Construction is underway on San Diego’s new central library, a nine-story, $185 million facility in the city’s downtown. By the time it opens its doors in July 2013, it will already be an anachronism.

Indeed, the new library will start out with a collection of more than 1.2 million volumes, according the San Diego Public Library Foundation, with ample space for that collection “to grow by more than 60 percent.”

But building a 497,652 square foot, mid-rise facility to be a book repository is so 20th century. In the 21st century, school children and adult book aficionados can have access to millions of volumes on an e-book reader.

Borrowing an actual hardcover (or softcover) book from a library is like renting a movie from the video store or buying an album from the record store. It’s very old school.

That’s why Blockbuster, the movie rental chain, is slouching toward bankruptcy. That’s why Tower Records went bust.

What business person in his or her right mind would think about opening a bricks-and-mortar video store in competition with cable companies and satellite providers offering in-home movies on demand?

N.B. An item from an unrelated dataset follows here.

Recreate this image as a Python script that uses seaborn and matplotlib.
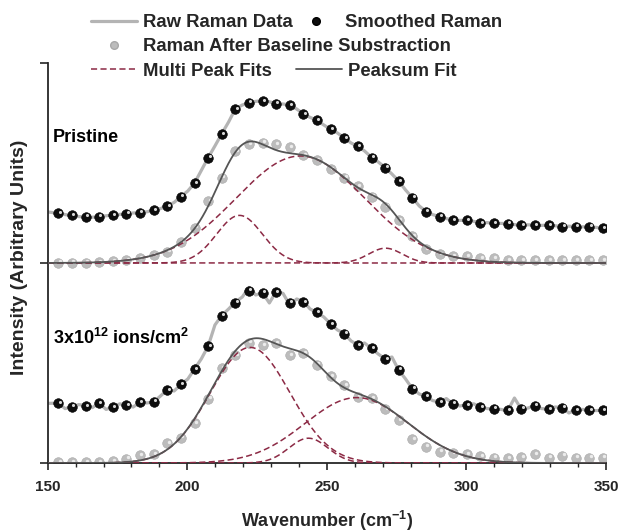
import numpy as np
import pandas as pd
import matplotlib
matplotlib.use("Agg")
import matplotlib.pyplot as plt
import matplotlib.transforms as mtransforms
from matplotlib.lines import Line2D
import seaborn as sns

# ---------------- data ----------------
wavenumber = [153.8, 158.7, 163.6, 168.4, 173.3, 178.2, 183.1, 188.0, 192.8, 197.7,
              202.6, 207.5, 212.3, 217.2, 222.1, 227.0, 231.8, 236.7, 241.6, 246.5,
              251.4, 256.2, 261.1, 266.0, 270.9, 275.7, 280.6, 285.5, 290.4, 295.2,
              300.1, 305.0, 309.9, 314.8, 319.6, 324.5, 329.4, 334.3, 339.1, 344.0, 348.9]

pristine_smoothed = [0.249, 0.239, 0.232, 0.232, 0.240, 0.247, 0.252, 0.264, 0.285, 0.332,
                     0.399, 0.527, 0.644, 0.769, 0.802, 0.810, 0.797, 0.789, 0.743, 0.715,
                     0.669, 0.624, 0.585, 0.527, 0.477, 0.410, 0.327, 0.257, 0.232, 0.215,
                     0.214, 0.200, 0.200, 0.197, 0.190, 0.190, 0.190, 0.182, 0.182, 0.182, 0.174]

pristine_baseline_sub = [0.002, 0.002, 0.002, 0.005, 0.010, 0.015, 0.024, 0.039, 0.057, 0.105,
                         0.177, 0.310, 0.427, 0.560, 0.594, 0.602, 0.594, 0.580, 0.540, 0.514,
                         0.469, 0.427, 0.385, 0.332, 0.282, 0.215, 0.135, 0.069, 0.044, 0.035,
                         0.035, 0.024, 0.024, 0.015, 0.014, 0.014, 0.014, 0.014, 0.014, 0.014, 0.014]

irradiated_smoothed = [0.299, 0.282, 0.285, 0.299, 0.279, 0.289, 0.304, 0.307, 0.365, 0.394,
                       0.469, 0.585, 0.737, 0.802, 0.862, 0.852, 0.855, 0.802, 0.805, 0.755,
                       0.695, 0.647, 0.589, 0.575, 0.520, 0.467, 0.372, 0.334, 0.305, 0.297,
                       0.290, 0.280, 0.272, 0.265, 0.272, 0.287, 0.269, 0.277, 0.265, 0.265, 0.265]

irradiated_baseline_sub = [0.004, 0.004, 0.004, 0.004, 0.009, 0.022, 0.040, 0.045, 0.099, 0.127,
                           0.199, 0.322, 0.474, 0.539, 0.602, 0.590, 0.599, 0.539, 0.549, 0.492,
                           0.435, 0.390, 0.332, 0.324, 0.269, 0.215, 0.120, 0.082, 0.057, 0.050,
                           0.045, 0.035, 0.027, 0.024, 0.029, 0.044, 0.027, 0.037, 0.027, 0.027, 0.027]

raw_wavenumber = [150.0, 153.8, 156.2, 158.7, 161.1, 163.6, 166.0, 168.4, 170.9, 173.3,
                  175.8, 178.2, 180.6, 183.1, 185.5, 188.0, 190.4, 192.8, 195.3, 197.7,
                  200.2, 202.6, 205.0, 207.5, 209.9, 212.3, 214.8, 217.2, 219.7, 222.1,
                  224.5, 227.0, 229.4, 231.8, 234.3, 236.7, 239.2, 241.6, 244.0, 246.5,
                  248.9, 251.4, 253.8, 256.2, 258.7, 261.1, 263.5, 266.0, 268.4, 270.9,
                  273.3, 275.7, 278.2, 280.6, 283.1, 285.5, 287.9, 290.4, 292.8, 295.2,
                  297.7, 300.1, 302.6, 305.0, 307.4, 309.9, 312.3, 314.8, 317.2, 319.6,
                  322.1, 324.5, 326.9, 329.4, 331.8, 334.3, 336.7, 339.1, 341.6, 344.0,
                  346.5, 348.9, 349.8]

pristine_raw = [0.255, 0.249, 0.242, 0.238, 0.232, 0.231, 0.229, 0.232, 0.236, 0.240,
                0.243, 0.247, 0.250, 0.252, 0.256, 0.263, 0.272, 0.285, 0.303, 0.332,
                0.360, 0.400, 0.462, 0.527, 0.585, 0.645, 0.705, 0.770, 0.790, 0.800,
                0.808, 0.812, 0.806, 0.797, 0.795, 0.790, 0.770, 0.745, 0.728, 0.713,
                0.690, 0.668, 0.650, 0.625, 0.600, 0.583, 0.560, 0.528, 0.505, 0.477,
                0.445, 0.410, 0.365, 0.327, 0.285, 0.258, 0.242, 0.232, 0.222, 0.215,
                0.213, 0.214, 0.208, 0.201, 0.202, 0.199, 0.198, 0.197, 0.192, 0.190,
                0.191, 0.190, 0.188, 0.190, 0.186, 0.182, 0.184, 0.182, 0.181, 0.182,
                0.178, 0.174, 0.175]

irradiated_raw = [0.298, 0.300, 0.272, 0.280, 0.292, 0.287, 0.277, 0.300, 0.268, 0.278,
                  0.296, 0.288, 0.280, 0.304, 0.300, 0.306, 0.335, 0.366, 0.360, 0.393,
                  0.420, 0.470, 0.520, 0.585, 0.690, 0.737, 0.770, 0.805, 0.830, 0.878,
                  0.840, 0.850, 0.800, 0.856, 0.848, 0.790, 0.820, 0.808, 0.770, 0.752,
                  0.730, 0.695, 0.665, 0.648, 0.610, 0.590, 0.600, 0.572, 0.545, 0.520,
                  0.530, 0.465, 0.420, 0.372, 0.345, 0.333, 0.312, 0.305, 0.322, 0.296,
                  0.285, 0.292, 0.296, 0.280, 0.272, 0.272, 0.268, 0.262, 0.325, 0.270,
                  0.275, 0.287, 0.272, 0.270, 0.280, 0.277, 0.250, 0.266, 0.268, 0.264,
                  0.262, 0.265, 0.265]

# Gaussian peak parameters of the multi-peak fits (centre, height, sigma)
pristine_peak_centers = [218.7, 240.5, 271.0]
pristine_peak_heights = [0.238, 0.535, 0.074]
pristine_peak_sigmas = [8.2, 23.0, 6.0]

irradiated_peak_centers = [222.5, 260.7, 243.4]
irradiated_peak_heights = [0.578, 0.327, 0.124]
irradiated_peak_sigmas = [14.3, 18.5, 7.0]

panel_labels = ["Pristine", "3x10$^{12}$ ions/cm$^{2}$"]
x_ticks = [150, 200, 250, 300, 350]

# ---------------- style ----------------
sns.set_style("ticks")
plt.rcParams["font.family"] = ["Liberation Sans", "DejaVu Sans"]
plt.rcParams["font.weight"] = "bold"
plt.rcParams["mathtext.default"] = "regular"

RAW_C = "#b4b4b4"
BLACK_C = "#0d0d0d"
GRAY_C = "#bcbcbc"
FIT_C = "#8c2a45"
SUM_C = "#555555"
FIT_DASH = (4, 2.2)

fig = plt.figure(figsize=(6.22, 5.32), dpi=100)
ax = fig.add_axes([0.0767, 0.1297, 0.8976, 0.7519])

hl_off = mtransforms.offset_copy(ax.transData, fig=fig, x=1.0, y=1.0, units="points")

fit_x = np.linspace(150, 350, 801)

panels = [
    (1.0, pristine_raw, pristine_smoothed, pristine_baseline_sub,
     pristine_peak_centers, pristine_peak_heights, pristine_peak_sigmas, panel_labels[0], 1.626),
    (0.0, irradiated_raw, irradiated_smoothed, irradiated_baseline_sub,
     irradiated_peak_centers, irradiated_peak_heights, irradiated_peak_sigmas, panel_labels[1], 0.625),
]

for offset, raw, smooth, bsub, cens, hts, sigs, label, label_y in panels:
    raw_df = pd.DataFrame({"x": raw_wavenumber, "y": np.array(raw) + offset})
    sns.lineplot(data=raw_df, x="x", y="y", ax=ax, color=RAW_C, lw=2.3,
                 estimator=None, sort=False, zorder=1)

    sm_df = pd.DataFrame({"x": wavenumber, "y": np.array(smooth) + offset})
    sns.scatterplot(data=sm_df, x="x", y="y", ax=ax, color=BLACK_C, s=48,
                    edgecolor="#000000", linewidth=0.4, zorder=2)
    ax.scatter(sm_df["x"], sm_df["y"], s=5, color="#d8d8d8", linewidths=0,
               transform=hl_off, zorder=2.1)

    bs_df = pd.DataFrame({"x": wavenumber, "y": np.array(bsub) + offset})
    sns.scatterplot(data=bs_df, x="x", y="y", ax=ax, color=GRAY_C, s=48,
                    edgecolor="#a8a8a8", linewidth=0.4, zorder=2)
    ax.scatter(bs_df["x"], bs_df["y"], s=6, color="#ececec", linewidths=0,
               transform=hl_off, zorder=2.1)

    total = np.zeros_like(fit_x)
    for c, h, sgm in zip(cens, hts, sigs):
        g = h * np.exp(-((fit_x - c) ** 2) / (2 * sgm ** 2))
        total += g
        pk_df = pd.DataFrame({"x": fit_x, "y": g + offset})
        sns.lineplot(data=pk_df, x="x", y="y", ax=ax, color=FIT_C, lw=1.1,
                     dashes=False, estimator=None, zorder=3,
                     linestyle=(0, FIT_DASH))
    sum_df = pd.DataFrame({"x": fit_x, "y": total + offset})
    sns.lineplot(data=sum_df, x="x", y="y", ax=ax, color=SUM_C, lw=1.3,
                 estimator=None, zorder=4)

    ax.text(151.9, label_y, label, fontsize=13, fontweight="bold",
            ha="left", va="center", color="black")

# axes
ax.set_xlim(150, 350)
ax.set_ylim(0, 2)
ax.set_xticks(x_ticks)
ax.set_xticks(np.arange(150, 351, 10), minor=True)
ax.set_yticks([0, 1, 2])
ax.set_yticklabels([])
ax.tick_params(axis="x", which="major", direction="out", length=5, width=1.2,
               labelsize=11, pad=7)
ax.tick_params(axis="x", which="minor", direction="out", length=3, width=1.0)
ax.tick_params(axis="y", which="major", direction="out", length=6, width=1.2)
for lab in ax.get_xticklabels():
    lab.set_fontweight("bold")
sns.despine(ax=ax)
for sp in ("left", "bottom"):
    ax.spines[sp].set_linewidth(1.3)
ax.set_xlabel("Wavenumber (cm$^{-1}$)", fontsize=13, fontweight="bold", labelpad=11)
ax.set_ylabel("Intensity (Arbitrary Units)", fontsize=14, fontweight="bold", labelpad=3)
ax.yaxis.set_label_coords(-0.036, 0.513)

# legends
raw_h = Line2D([], [], color=RAW_C, lw=2.3)
sm_h = Line2D([], [], ls="none", marker="o", ms=5.5, mfc=BLACK_C, mec="#000000")
bs_h = Line2D([], [], ls="none", marker="o", ms=5.5, mfc=GRAY_C, mec="#a8a8a8")
fit_h = Line2D([], [], color=FIT_C, lw=1.1, ls=(0, FIT_DASH))
sum_h = Line2D([], [], color=SUM_C, lw=1.3)

common = dict(frameon=False, borderpad=0, borderaxespad=0, handlelength=2.5,
              handletextpad=0.32, prop={"weight": "bold", "size": 13.3},
              loc="center left")
W, H = 622.0, 532.0
leg1 = fig.legend([raw_h, sm_h], ["Raw Raman Data", "Smoothed Raman"], ncol=2,
                  columnspacing=0.0, bbox_to_anchor=(90.7 / W, 1 - 22.7 / H), **common)
leg2 = fig.legend([bs_h], ["Raman After Baseline Substraction"], ncol=1,
                  bbox_to_anchor=(90.7 / W, 1 - 46.7 / H), **common)
leg3 = fig.legend([fit_h, sum_h], ["Multi Peak Fits", "Peaksum Fit"], ncol=2,
                  columnspacing=1.3, bbox_to_anchor=(90.7 / W, 1 - 71.0 / H), **common)

fig.savefig("out.png", dpi=100)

What business person would open a music store, selling CDs, in competition with ITunes?

Well, it’s no different in building a library to house a million to two million books – not to mention hundreds of magazines and newspapers – in the age of Kindle and the Ipad.

Only the public sector would spend $185 million on a project that’s ten years (if not more) behind the curve. That’s why I found intriguing last week’s post by my Prop Zero colleague Joe Matthews suggesting that it might not be such a bad thing to get the private sector more involved in running public libraries.

Indeed, a private company, Library Systems & Services of Germantown, Md., already is managing more than three dozen public libraries here in California, including the 33-branch Riverside County library system, three Shasta County libraries and the Moorpark City Library.

Among the services LSSI offers local governments is library design and utilization. Had the private company consulted with the city of San Diego, local officials may have found that they could have provided local residents a new state-of-the art central library requiring far fewer than nine floors, far less than 497,652 square feet and far less than $185 million.